Swarms of young men vie to give a strong hand in pulling the sturdy ropes that pull the raths along inch by inch. It’s a herculean task that much is for sure, and as the procession makes its lumbering way through the narrow streets and narrower gallis (alleyways), the crowds swell in number manifold, both pullers and spectators equally enthusiastic in their unrestrained fervor. At certain specific localities of the city, the raths are rested for the night, giving an opportunity for inhabitants of the locality to come and pay their respects to the gods.
The day before the dawning of the New Year, two 55-ft-tall wooden poles, known as lingos, are erected in two places of the city; one in Yosinkhel, and the other in Pottery Square. Come New Year day, and the lingo in Yosinkhel is brought down to earth with a resounding crash. This has to do with the myth behind the festival, and symbolizes the killing of the villain snake of the myth (will come to it later). The two raths, meanwhile, are made to crash against each other. This is also symbolic of the climatic event of the said myth, the consummation of the wedding night of the princess and her beau (hold on, I’ll be talking about it a few lines down). On the last day of the festival, the lingo at Pottery Square is also brought down with a crash.

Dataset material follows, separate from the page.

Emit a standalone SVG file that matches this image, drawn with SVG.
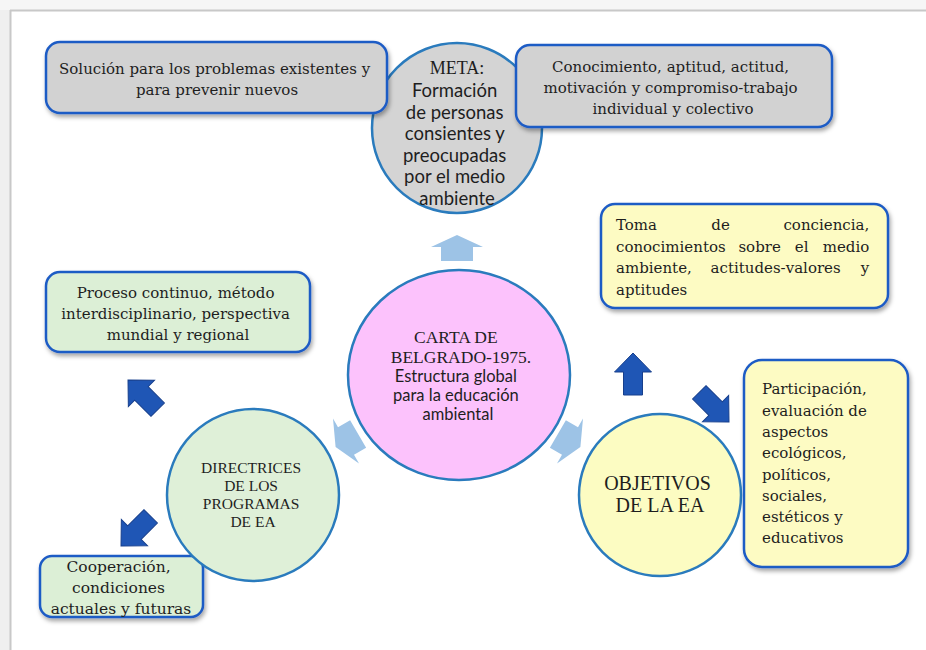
<svg xmlns="http://www.w3.org/2000/svg" width="926" height="650" viewBox="0 0 926 650">
  <style>
    .box { stroke: #1f5bc5; stroke-width: 2.5; filter: url(#shadow); }
    .gray { fill: #d2d2d2; }
    .green { fill: #dcefd6; }
    .yellow { fill: #fdfbc3; }
    .circ { stroke: #2a7bbd; stroke-width: 2.5; }
    .serif { font-family: "Liberation Serif", "DejaVu Serif", serif; fill: #1e1e1e; }
    .body { font-family: "DejaVu Serif", "Liberation Serif", serif; fill: #1e1e1e; font-size: 15px; }
    .sans { font-family: Lato, "Open Sans", "Liberation Sans", sans-serif; fill: #1e1e1e; }
    .mid { text-anchor: middle; }
    .end { text-anchor: end; }
    .light { fill: #9dc3e6; }
    .dark { fill: #1f56b5; stroke: #173f8c; stroke-width: 1; }
  </style>
  <defs>
    <filter id="shadow" x="-10%" y="-10%" width="120%" height="130%">
      <feDropShadow dx="1.5" dy="3" stdDeviation="2" flood-color="#000" flood-opacity="0.35"/>
    </filter>
    <!-- block arrows, pointing along +x -->
    <path id="lightArrow" d="M12,0 L0,-26 L0,-16 L-14,-16 L-14,16 L0,16 L0,26 Z"/>
    <path id="darkArrow" d="M0,0 L-19,-18.5 L-19,-9.5 L-42,-9.5 L-42,9.5 L-19,9.5 L-19,18.5 Z"/>
  </defs>

  <!-- page background and frame -->
  <rect x="0" y="0" width="926" height="650" fill="#ffffff"/>
  <rect x="0" y="0" width="10" height="650" fill="#efefef"/>
  <rect x="0" y="0" width="926" height="10" fill="#f6f6f6"/>
  <line x1="10" y1="10.5" x2="926" y2="10.5" stroke="#c8c8c8" stroke-width="2"/>
  <line x1="10.5" y1="10" x2="10.5" y2="650" stroke="#c8c8c8" stroke-width="2"/>

  <!-- connectors -->
  <g id="connectors">
    <use href="#lightArrow" class="light" transform="translate(457,247) rotate(-90)"/>
    <use href="#lightArrow" class="light" transform="translate(346,441) rotate(150)"/>
    <use href="#lightArrow" class="light" transform="translate(570,441) rotate(30)"/>
    <use href="#darkArrow" class="dark" transform="translate(633,353) rotate(-90)"/>
    <use href="#darkArrow" class="dark" transform="translate(729,422) rotate(45)"/>
    <use href="#darkArrow" class="dark" transform="translate(128,380) rotate(-135)"/>
    <use href="#darkArrow" class="dark" transform="translate(121,546) rotate(135)"/>
  </g>

  <g id="meta">
    <ellipse cx="457" cy="128" rx="85" ry="85" class="circ" fill="#d4d4d4"/>
    <text class="serif mid" x="457" y="74" font-size="18">META:</text>
    <text class="sans mid" font-size="18.5">
      <tspan x="457" y="97">Formación</tspan>
      <tspan x="457" y="118.5">de personas</tspan>
      <tspan x="457" y="140">consientes y</tspan>
      <tspan x="457" y="161.5">preocupadas</tspan>
      <tspan x="457" y="183">por el medio</tspan>
      <tspan x="457" y="204.5">ambiente</tspan>
    </text>
  </g>

  <g id="solucion">
    <rect x="46" y="42" width="341" height="71" rx="14" class="box gray"/>
    <text class="body mid">
      <tspan x="217" y="74">Solución para los problemas existentes y</tspan>
      <tspan x="217" y="95">para prevenir nuevos</tspan>
    </text>
  </g>

  <g id="conocimiento">
    <rect x="516" y="45" width="316" height="82" rx="14" class="box gray"/>
    <text class="body mid">
      <tspan x="673" y="72">Conocimiento, aptitud, actitud,</tspan>
      <tspan x="673" y="93">motivación y compromiso-trabajo</tspan>
      <tspan x="673" y="114">individual y colectivo</tspan>
    </text>
  </g>

  <g id="toma">
    <rect x="601" y="204" width="287" height="104" rx="14" class="box yellow"/>
    <!-- justified paragraph: words placed one by one -->
    <text class="body">
      <tspan x="616" y="230">Toma</tspan>
      <tspan x="723" y="230" text-anchor="middle">de</tspan>
      <tspan x="874" y="230" text-anchor="end">conciencia,</tspan>
      <tspan x="616" y="252">conocimientos</tspan>
      <tspan x="762" y="252" text-anchor="middle">sobre</tspan>
      <tspan x="804" y="252" text-anchor="middle">el</tspan>
      <tspan x="874" y="252" text-anchor="end">medio</tspan>
      <tspan x="616" y="273">ambiente,</tspan>
      <tspan x="778" y="273" text-anchor="middle">actitudes-valores</tspan>
      <tspan x="874" y="273" text-anchor="end">y</tspan>
      <tspan x="616" y="295">aptitudes</tspan>
    </text>
  </g>

  <g id="proceso">
    <rect x="46" y="272" width="264" height="80" rx="14" class="box green"/>
    <text class="body mid">
      <tspan x="178" y="298">Proceso continuo, método</tspan>
      <tspan x="178" y="319">interdisciplinario, perspectiva</tspan>
      <tspan x="178" y="340">mundial y regional</tspan>
    </text>
  </g>

  <g id="carta">
    <ellipse cx="459" cy="375" rx="111" ry="105" class="circ" fill="#fcc2fc"/>
    <text class="serif mid" font-size="17.5">
      <tspan x="458" y="343">CARTA DE</tspan>
      <tspan x="461" y="363">BELGRADO-1975.</tspan>
    </text>
    <text class="sans mid" font-size="16.5">
      <tspan x="458" y="382">Estructura global</tspan>
      <tspan x="458" y="401">para la educación</tspan>
      <tspan x="458" y="420">ambiental</tspan>
    </text>
  </g>

  <g id="cooperacion">
    <rect x="40" y="556" width="163" height="61" rx="12" class="box green"/>
    <text class="body mid" style="font-size:15.5px">
      <tspan x="121" y="572">Cooperación,</tspan>
      <tspan x="121" y="593">condiciones</tspan>
      <tspan x="121" y="614">actuales y futuras</tspan>
    </text>
  </g>

  <g id="directrices">
    <circle cx="253" cy="495" r="86" class="circ" fill="#dff0d8"/>
    <text class="serif mid" font-size="15.5">
      <tspan x="253" y="473">DIRECTRICES</tspan>
      <tspan x="253" y="491">DE LOS</tspan>
      <tspan x="253" y="509">PROGRAMAS</tspan>
      <tspan x="253" y="527">DE EA</tspan>
    </text>
  </g>

  <g id="objetivos">
    <circle cx="660" cy="495" r="81" class="circ" fill="#fcfcc2"/>
    <text class="serif mid" font-size="20">
      <tspan x="660" y="490">OBJETIVOS</tspan>
      <tspan x="660" y="512">DE LA EA</tspan>
    </text>
  </g>

  <g id="participacion">
    <rect x="744" y="360" width="164" height="207" rx="18" class="box yellow"/>
    <text class="body">
      <tspan x="762" y="394">Participación,</tspan>
      <tspan x="762" y="416">evaluación de</tspan>
      <tspan x="762" y="437">aspectos</tspan>
      <tspan x="762" y="458">ecológicos,</tspan>
      <tspan x="762" y="480">políticos,</tspan>
      <tspan x="762" y="501">sociales,</tspan>
      <tspan x="762" y="522">estéticos y</tspan>
      <tspan x="762" y="543">educativos</tspan>
    </text>
  </g>
</svg>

Although it reads like an enjoyable enough festival, truth is, the hordes from different sides of the city try with all their might, and generally, inebriated vigor, to pull the massive rath bearing the three-tiered temple of Lord Bhairab towards their own localities. The ensuing bedlam, due to this tug-of-war, is a spectacle that is as exciting as it is dangerous. No wonder there have been quite a few fatalities during this festival in the past years. The bringing down of the heavy lingos is also a rowdy affair, and here, too, injuries are common, because groups come to loggerheads here, as well, for the privilege of bringing them down. All these spirited activities, and the thousands and thousands of excited spectators, make this a festival like no other.
Now, coming to the myth behind it, there was once a king called Jagajyoti Malla who had a childlike fondness for fables. He especially like the story of the princess who was under a terrible curse, according to which, whoever married her would die the morning after the wedding, and that too without consummating the marriage. A number of young men had lost their lives in this way. However, along came a brave lad who said he would give it a try. He was smart, too, and had decided that he wouldn’t sleep a wink on the fateful night, and would have a sword by his side.
Came the night in question, and as soon as her head hit the pillow, the princess had fallen into a deep sleep. The young lad, however, did not close his eyes at all, and kept looking around the room, and from time to time, at his fast asleep wife. All was normal till about midnight, and then his eyes again fell on the princess, and what should his unbelieving eyes see but a couple of reptiles crawling out of her gently flaring nostrils. For a few moments he was transfixed, and then coming to his senses, he swiftly pulled out his sword and began cutting the snakes into ribbons. And so, that was how his life was saved, and he succeeded in consummating his marriage as well.
So beloved was this tale to King Malla that he ordered his subjects to have a festival every year to ensure that it was never forgotten, and that it would be known by future generations. Bisket Jatra, originally known as Bisyau Jatra, was what resulted, and thanks to the love of myths by a childlike king, Bhaktapur had one more cultural event to be proud of.